- What to work on: Your job is to return the lines between the line holding "Output the component" and the line holding "const ref = useRef<HTMLCanvasElement", inclusive, exactly and with no pictures.

━━ Stored rows ━━

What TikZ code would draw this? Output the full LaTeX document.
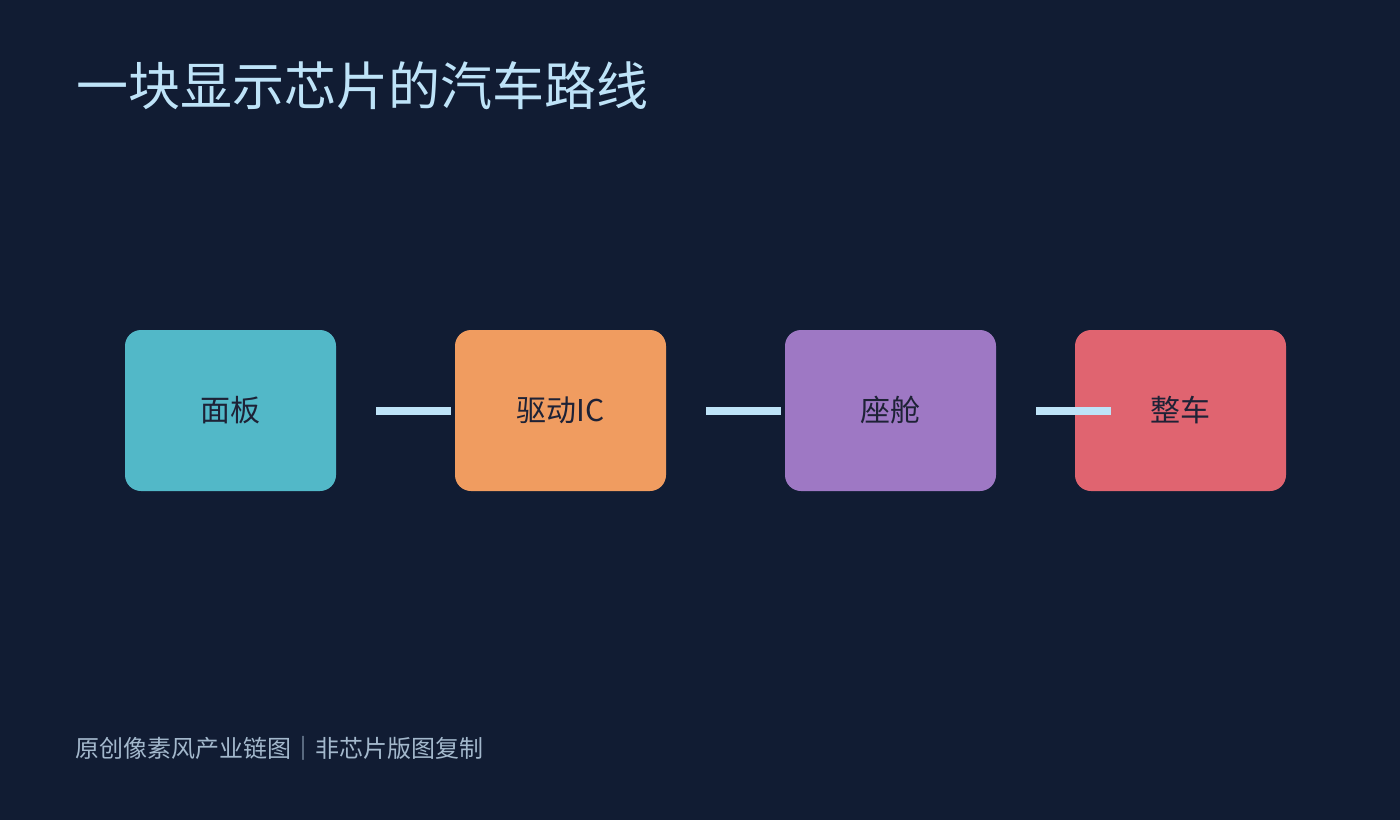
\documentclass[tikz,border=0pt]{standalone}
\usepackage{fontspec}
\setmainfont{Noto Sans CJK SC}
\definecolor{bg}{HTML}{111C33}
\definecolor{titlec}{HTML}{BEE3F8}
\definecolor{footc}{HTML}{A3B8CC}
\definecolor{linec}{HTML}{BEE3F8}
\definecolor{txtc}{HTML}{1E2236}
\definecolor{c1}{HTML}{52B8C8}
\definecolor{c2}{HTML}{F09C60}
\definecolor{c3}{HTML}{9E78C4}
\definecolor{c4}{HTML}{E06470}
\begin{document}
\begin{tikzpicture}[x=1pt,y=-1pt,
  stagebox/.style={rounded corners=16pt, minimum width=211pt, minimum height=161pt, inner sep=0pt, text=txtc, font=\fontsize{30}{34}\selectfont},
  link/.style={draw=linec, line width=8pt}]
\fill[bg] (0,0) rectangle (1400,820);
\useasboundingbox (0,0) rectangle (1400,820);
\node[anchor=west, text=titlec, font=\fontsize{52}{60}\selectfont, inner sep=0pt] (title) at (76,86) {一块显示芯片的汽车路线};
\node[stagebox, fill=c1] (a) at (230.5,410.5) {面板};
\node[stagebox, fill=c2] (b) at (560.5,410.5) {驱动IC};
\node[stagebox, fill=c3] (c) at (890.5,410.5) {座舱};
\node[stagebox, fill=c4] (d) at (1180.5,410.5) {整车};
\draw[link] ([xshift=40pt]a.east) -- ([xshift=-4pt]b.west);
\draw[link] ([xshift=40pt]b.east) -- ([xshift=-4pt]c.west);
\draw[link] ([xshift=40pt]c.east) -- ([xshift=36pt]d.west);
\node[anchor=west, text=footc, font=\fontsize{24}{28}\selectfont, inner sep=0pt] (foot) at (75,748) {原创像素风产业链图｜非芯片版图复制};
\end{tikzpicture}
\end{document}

━━━
━━ Stored rows ━━

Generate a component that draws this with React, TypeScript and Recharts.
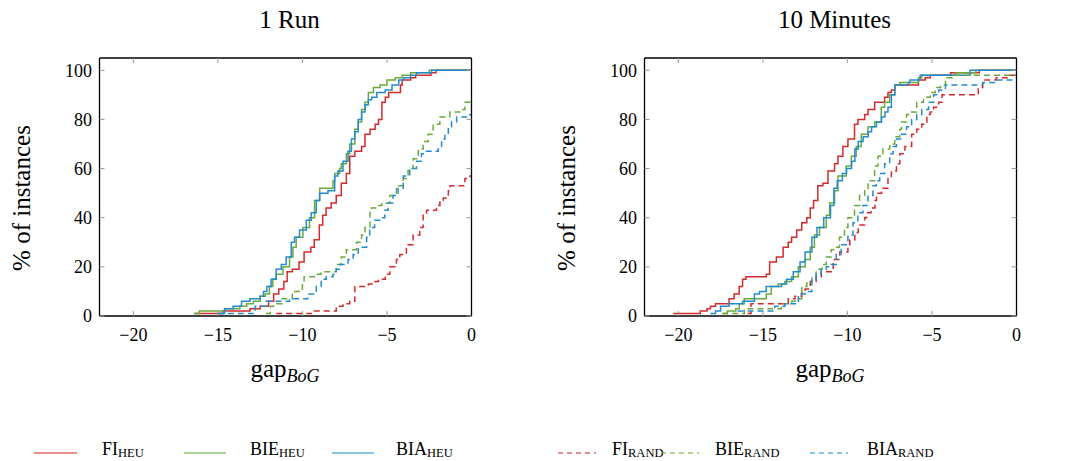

━━━
━━ Stored rows ━━

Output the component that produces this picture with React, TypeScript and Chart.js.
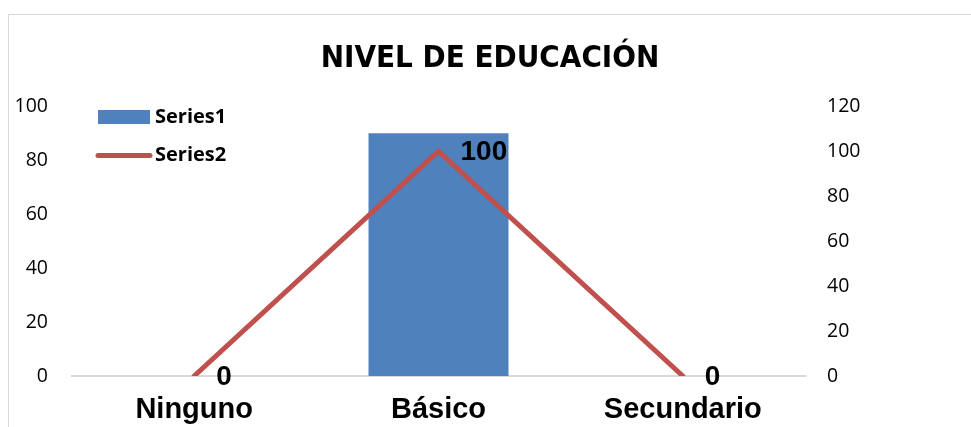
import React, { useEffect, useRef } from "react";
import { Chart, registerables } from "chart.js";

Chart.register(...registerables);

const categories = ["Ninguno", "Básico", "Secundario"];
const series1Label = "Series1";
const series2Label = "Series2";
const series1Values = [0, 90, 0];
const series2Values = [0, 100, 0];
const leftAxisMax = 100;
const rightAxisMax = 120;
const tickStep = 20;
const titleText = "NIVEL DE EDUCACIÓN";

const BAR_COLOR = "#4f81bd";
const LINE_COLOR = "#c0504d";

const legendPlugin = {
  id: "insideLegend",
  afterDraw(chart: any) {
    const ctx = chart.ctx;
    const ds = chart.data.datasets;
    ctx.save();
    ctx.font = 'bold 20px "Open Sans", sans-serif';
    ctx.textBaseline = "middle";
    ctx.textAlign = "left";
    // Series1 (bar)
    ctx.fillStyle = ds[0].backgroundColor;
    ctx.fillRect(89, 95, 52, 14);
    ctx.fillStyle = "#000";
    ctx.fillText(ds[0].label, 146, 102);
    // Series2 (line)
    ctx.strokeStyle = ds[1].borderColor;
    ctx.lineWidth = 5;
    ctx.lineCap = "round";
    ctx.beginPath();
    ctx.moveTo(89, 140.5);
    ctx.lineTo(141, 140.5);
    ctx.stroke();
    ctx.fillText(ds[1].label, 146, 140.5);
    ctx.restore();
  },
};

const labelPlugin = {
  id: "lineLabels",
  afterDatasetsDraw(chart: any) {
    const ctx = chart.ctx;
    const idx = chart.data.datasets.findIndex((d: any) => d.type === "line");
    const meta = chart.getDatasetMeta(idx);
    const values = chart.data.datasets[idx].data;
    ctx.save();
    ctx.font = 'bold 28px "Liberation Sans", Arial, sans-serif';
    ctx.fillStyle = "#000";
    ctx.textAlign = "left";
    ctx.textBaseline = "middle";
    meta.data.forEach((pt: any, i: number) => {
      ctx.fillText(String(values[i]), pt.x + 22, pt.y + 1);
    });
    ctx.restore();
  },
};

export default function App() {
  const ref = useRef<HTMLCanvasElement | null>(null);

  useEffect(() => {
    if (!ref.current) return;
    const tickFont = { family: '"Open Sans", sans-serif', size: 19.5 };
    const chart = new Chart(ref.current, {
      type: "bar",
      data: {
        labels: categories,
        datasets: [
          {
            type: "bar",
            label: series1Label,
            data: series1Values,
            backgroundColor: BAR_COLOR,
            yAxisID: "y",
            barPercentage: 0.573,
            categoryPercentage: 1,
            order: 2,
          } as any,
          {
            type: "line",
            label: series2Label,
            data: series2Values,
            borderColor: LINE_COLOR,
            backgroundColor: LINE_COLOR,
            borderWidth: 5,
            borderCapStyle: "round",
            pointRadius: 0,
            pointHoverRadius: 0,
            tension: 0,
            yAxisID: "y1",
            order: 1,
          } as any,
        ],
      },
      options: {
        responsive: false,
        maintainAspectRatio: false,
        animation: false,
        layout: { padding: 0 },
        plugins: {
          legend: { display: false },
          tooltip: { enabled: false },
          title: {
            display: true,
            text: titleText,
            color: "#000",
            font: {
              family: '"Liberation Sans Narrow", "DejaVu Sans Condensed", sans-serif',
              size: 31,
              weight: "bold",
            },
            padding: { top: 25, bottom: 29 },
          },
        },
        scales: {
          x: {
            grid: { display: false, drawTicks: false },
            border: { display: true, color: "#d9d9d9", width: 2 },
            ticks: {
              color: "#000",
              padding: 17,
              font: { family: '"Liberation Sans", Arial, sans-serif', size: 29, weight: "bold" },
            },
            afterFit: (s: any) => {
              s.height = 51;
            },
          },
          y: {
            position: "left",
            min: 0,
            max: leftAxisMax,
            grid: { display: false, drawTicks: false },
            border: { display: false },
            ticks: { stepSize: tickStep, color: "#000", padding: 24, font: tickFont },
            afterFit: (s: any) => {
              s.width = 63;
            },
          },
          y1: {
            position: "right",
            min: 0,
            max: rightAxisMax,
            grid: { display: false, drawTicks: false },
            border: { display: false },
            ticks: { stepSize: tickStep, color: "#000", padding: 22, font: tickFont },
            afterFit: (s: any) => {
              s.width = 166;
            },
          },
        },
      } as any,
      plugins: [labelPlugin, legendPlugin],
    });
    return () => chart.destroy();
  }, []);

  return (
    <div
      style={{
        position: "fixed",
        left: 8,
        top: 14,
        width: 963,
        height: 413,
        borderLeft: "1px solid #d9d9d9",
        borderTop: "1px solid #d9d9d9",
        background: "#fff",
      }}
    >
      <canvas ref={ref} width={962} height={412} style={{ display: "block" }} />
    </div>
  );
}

━━━

- Full solution:
Output the component that produces this picture with React, TypeScript and Chart.js.
import React, { useEffect, useRef } from "react";
import { Chart, registerables } from "chart.js";

Chart.register(...registerables);

const categories = ["Ninguno", "Básico", "Secundario"];
const series1Label = "Series1";
const series2Label = "Series2";
const series1Values = [0, 90, 0];
const series2Values = [0, 100, 0];
const leftAxisMax = 100;
const rightAxisMax = 120;
const tickStep = 20;
const titleText = "NIVEL DE EDUCACIÓN";

const BAR_COLOR = "#4f81bd";
const LINE_COLOR = "#c0504d";

const legendPlugin = {
  id: "insideLegend",
  afterDraw(chart: any) {
    const ctx = chart.ctx;
    const ds = chart.data.datasets;
    ctx.save();
    ctx.font = 'bold 20px "Open Sans", sans-serif';
    ctx.textBaseline = "middle";
    ctx.textAlign = "left";
    // Series1 (bar)
    ctx.fillStyle = ds[0].backgroundColor;
    ctx.fillRect(89, 95, 52, 14);
    ctx.fillStyle = "#000";
    ctx.fillText(ds[0].label, 146, 102);
    // Series2 (line)
    ctx.strokeStyle = ds[1].borderColor;
    ctx.lineWidth = 5;
    ctx.lineCap = "round";
    ctx.beginPath();
    ctx.moveTo(89, 140.5);
    ctx.lineTo(141, 140.5);
    ctx.stroke();
    ctx.fillText(ds[1].label, 146, 140.5);
    ctx.restore();
  },
};

const labelPlugin = {
  id: "lineLabels",
  afterDatasetsDraw(chart: any) {
    const ctx = chart.ctx;
    const idx = chart.data.datasets.findIndex((d: any) => d.type === "line");
    const meta = chart.getDatasetMeta(idx);
    const values = chart.data.datasets[idx].data;
    ctx.save();
    ctx.font = 'bold 28px "Liberation Sans", Arial, sans-serif';
    ctx.fillStyle = "#000";
    ctx.textAlign = "left";
    ctx.textBaseline = "middle";
    meta.data.forEach((pt: any, i: number) => {
      ctx.fillText(String(values[i]), pt.x + 22, pt.y + 1);
    });
    ctx.restore();
  },
};

export default function App() {
  const ref = useRef<HTMLCanvasElement | null>(null);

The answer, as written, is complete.